Nauru establishes diplomatic relations with China following the termination of ties with Taiwan

China and Nauru have formally agreed to restore diplomatic relations following the Pacific island’s recent decision to sever ties with Taiwan. The signing ceremony for this diplomatic renewal occurred in Beijing on Wednesday. Nauru’s move to cut ties with Taiwan on January 14, following Taiwanese elections that displeased China, contributed to Taipei’s diplomatic isolation. Chinese Foreign Minister Wang Yi and his Nauruan counterpart Lionel Aingimea celebrated the formalization of the renewed relations.

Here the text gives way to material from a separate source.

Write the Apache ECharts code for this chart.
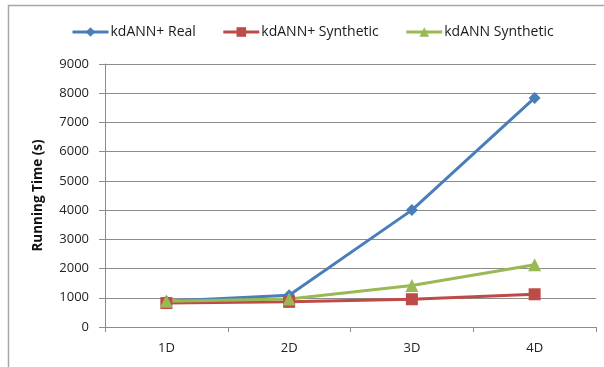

Wang remarked, “Although China and Nauru are geographically far apart and separated by vast oceans, the friendship between the two peoples has a long history.” Aingimea expressed Nauru’s anticipation of a “new chapter of the relationship with China,” built on strength and development strategy.

The decision by Nauru to sever ties with Taiwan came in the aftermath of the Taiwanese presidential election, where independence-leaning candidate William Lai Ching-te, opposed by Beijing, emerged victorious. Nauru swiftly announced the cessation of recognition of Taiwan as a separate country, reinforcing Beijing’s claim that Taiwan is an integral part of China.

Nauru, located in the South Pacific, has a history of switching diplomatic allegiances. In 2002, it recognized China after 22 years of diplomatic relations with Taiwan. However, in 2005, it reverted to recognizing Taipei. This recent change dealt a blow to Taiwan, leaving it with only 12 official allies recognizing the island as sovereign. Taiwan, nevertheless, maintains robust unofficial ties with countries like the United States and Japan.

China’s gradual poaching of Taiwan’s diplomatic allies serves, in part, as a response to the ruling Democratic Progressive Party’s advocacy for maintaining the current status quo, where Taiwan operates with its own government, military, and de facto independent status. Despite these diplomatic maneuvers, the People’s Republic of China (PRC) has never governed Taiwan.